Can you elaborate on what things you guys have tried and why they have failed? Rikaichan is open source so you can see exactly what they did. I’m not sure how that is difficult to implement what they did into the import tool. Removing the spaces is one issue, but even just parsing better even with spaces in there would make a huge difference to a Japanese learner. You guys are missing out on a huge chunk of money from the Japanese language learning online community… most of which head to pay-for tools such as Wanikani etc. for SRS which they could be getting twice the benefit from your tool (as it is reading based and SRS combined).

mark · November 17, 2016, 12:17am

Honestly, we haven’t looked at this issue in some time but, as I recall, Rikaichan looks at the text in small sections when you identify a word whereas we needed to parse the whole text upon upload. I know we were aware of Rikaichan when we were looking into this. I just can’t remember all the issues we encountered. I’m sure there is more we can do there to improve it. It’s always just a function of time and resources. But, there always ending up being other things we need to work on first.

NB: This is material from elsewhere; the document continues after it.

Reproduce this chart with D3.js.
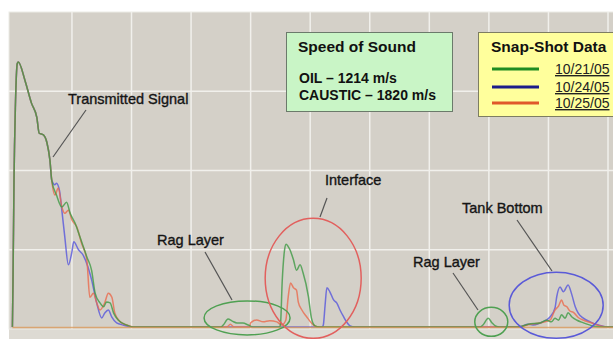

We will get to it but it’s a question of when. We do still have many users happily studying Japanese on LingQ the way it is. Yes, we’d like to make it better but it is still quite good as it is. I have used it myself quite a bit and don’t find the splits to be too much of an issue. Of course, it would be better if we could split better. In fact, at the time we were working on this splitting issue, Japanese was the language I was studying and I was quite insistent on the fact that we should be able to do what Rikaichan does but at a certain point we had to give up and move on.

iheartnihon · November 17, 2016, 2:01am

Ah anyhow, my boyfriend is the programmer out of the two of us (I am just the brainchild of his Japanese apps haha) and we were talking about it and thinking about few things. It seems that on import you have to look at every character anyhow, so it seems it wouldn’t make it too much slower to have to look at 10 characters at a time and look for the longest match you could find. That’s one possibly improvement that could be made if it isn’t too slow… what tweaking that needs, IDK. Perhaps another possibly is if you don’t need to parse on import (not some technical reason you have to) than parsing for words on each page of lesson … for this solution start with not adding spaces on import but just parsing to identify LingQs at pageload. That way you only have to look at a page. Then it’s a trade off of having to do it once vs. having to do it for each page. It seems simple from the outside but is it too slow is the question? Tons of things to consider. I hope this gets fixed one day… for all the people you have now studying Japanese on the site it can’t be many considering how many thousands you could reach out to on the messageboards of Wanikani/Kanji Koohi/JREF who have already voiced frustration over LingQ not being sufficient enough for their Japanese studies.

mark · November 17, 2016, 5:56am

Yes, those are all possible solutions but they still require us to spend the time. Thanks for the helpful suggestions. We will get to this as soon as we can.

mark · August 22, 2017, 3:17pm

Just so you know, all Premium members now have the ability to edit all lessons to adjust the word splits. We are hoping this will improve the splitting issue.